Maar verder zit ik dus thuis, alleen. In het begin vond ik dit nog goed te doen, omdat er ook veel online werd georganiseerd. Iedereen zat in hetzelfde schuitje en er werd daarom wat meer contact gezocht met elkaar. Maar ondertussen beginnen de online activiteiten weer te verminderen en mensen die wel naar buiten gaan zijn mij allang weer vergeten.

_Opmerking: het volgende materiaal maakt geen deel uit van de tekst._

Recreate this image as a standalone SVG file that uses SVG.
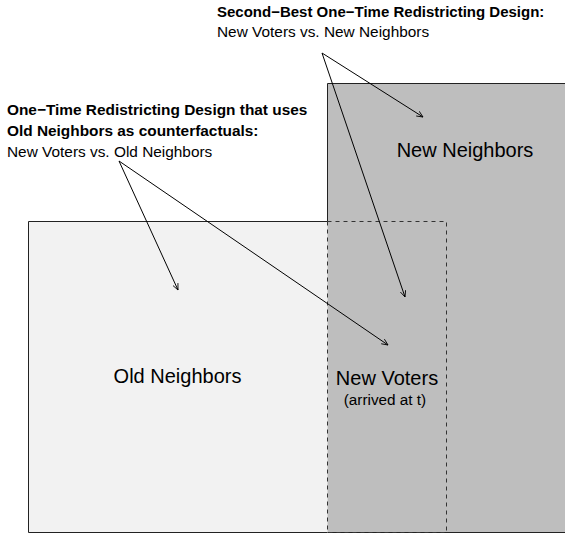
<svg xmlns="http://www.w3.org/2000/svg" width="565" height="534" viewBox="0 0 565 534">
<defs>
<style>
text{font-family:"Liberation Sans",Arial,sans-serif;fill:#000}
.b{font-weight:bold;font-size:15.4px}
.b2{font-weight:bold;font-size:15px}
.n{font-size:15.4px}
.big{font-size:20px;text-anchor:middle}
.sm{font-size:15.3px;text-anchor:middle}
.edge{fill:none;stroke:#222;stroke-width:1}
.conn{fill:none;stroke:#000;stroke-width:1;marker-end:url(#ah)}
</style>
<marker id="ah" viewBox="0 0 10 10" refX="9" refY="5" markerWidth="7" markerHeight="7" markerUnits="userSpaceOnUse" orient="auto">
<path d="M0,1 L9,5 L0,9" fill="none" stroke="#000" stroke-width="1.2"/>
</marker>
</defs>
<rect width="565" height="534" fill="#fff"/>
<g id="old-neighbors">
<rect x="28.5" y="221.5" width="299" height="311" fill="#f2f2f2"/>
<path class="edge" d="M327.5,221.5 H28.5 V532.5 H327.5"/>
<text class="big" x="177.5" y="383">Old Neighbors</text>
</g>
<g id="new-neighbors">
<rect x="327.5" y="83.5" width="238" height="449" fill="#bebebe"/>
<path class="edge" d="M327.5,221.5 V83.5 H566 M327.5,532.5 H566"/>
<text class="big" x="465" y="157">New Neighbors</text>
</g>
<g id="new-voters">
<rect x="327.5" y="221.5" width="119" height="311" fill="none" stroke="#333" stroke-dasharray="4,4"/>
<text class="big" x="387" y="385">New Voters</text>
<text class="sm" x="385" y="405">(arrived at t)</text>
</g>
<g id="label-old">
<text class="b" x="7" y="115">One−Time Redistricting Design that uses</text>
<text class="b" x="7" y="136">Old Neighbors as counterfactuals:</text>
<text class="n" x="7" y="157">New Voters vs. Old Neighbors</text>
</g>
<g id="label-new">
<text class="b2" x="217" y="16.5">Second−Best One−Time Redistricting Design:</text>
<text class="n" x="217" y="37">New Voters vs. New Neighbors</text>
</g>
<g id="connectors">
<line class="conn" x1="119" y1="161" x2="178" y2="290"/>
<line class="conn" x1="119" y1="161" x2="388" y2="345"/>
<line class="conn" x1="322" y1="53" x2="423" y2="117"/>
<line class="conn" x1="322" y1="53" x2="405" y2="297"/>
</g>
</svg>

En als er dan mensen zijn die er wel aan denken aan de risicogroep, dan is dat vaak in de trant van weer een artikel die bediscussieerd of ik mag blijven leven of niet. Zonder dat ik daar zelf inspraak over heb, gaan wildvreemde mensen overal vertellen dat ik best wel dood mag gaan omdat er teveel rekening met mij wordt gehouden. Terwijl ik dus merk dat ik totaal vergeten ben en er juist helemaal geen rekening met mij wordt gehouden. Ik wil ook graag meedoen en weer leven in plaats van overleven. Ik wil ook weer eens naar een museum of naar een boekhandel. En dat zou nog goed voor de economie zijn ook, als de risicogroep dat weer zou kunnen doen. Maar nu worden we alleen maar stelselmatig uitgesloten. Dit is mentaal erg zwaar. Ik weet dat iedereen de lockdown mentaal erg zwaar vond en dat veel mensen mentale problemen kregen. Dit is voor de risicogroep niet anders, en dat anderen gaan zeggen dat je wel dood kan of opgesloten kan worden omdat je er niet toe doet, dat maakt het nog zoveel moeilijker. Maar ook daar is geen aandacht voor. Daarin worden wij ook vergeten.

Ik ben geen onderdeel meer van de maatschappij en mensen hebben niet meer door dat ik ook nog besta. Daarom vond ik de #GeenDorHout actie ook zo fijn. Eindelijk kreeg ik ook een gezicht en ik zag dat er meer mensen waren zoals ik. Ik ben niet langer niet enige. Maar ik kon zien dat het juist om een hele grote groep mensen gaat die we niet kunnen en willen missen.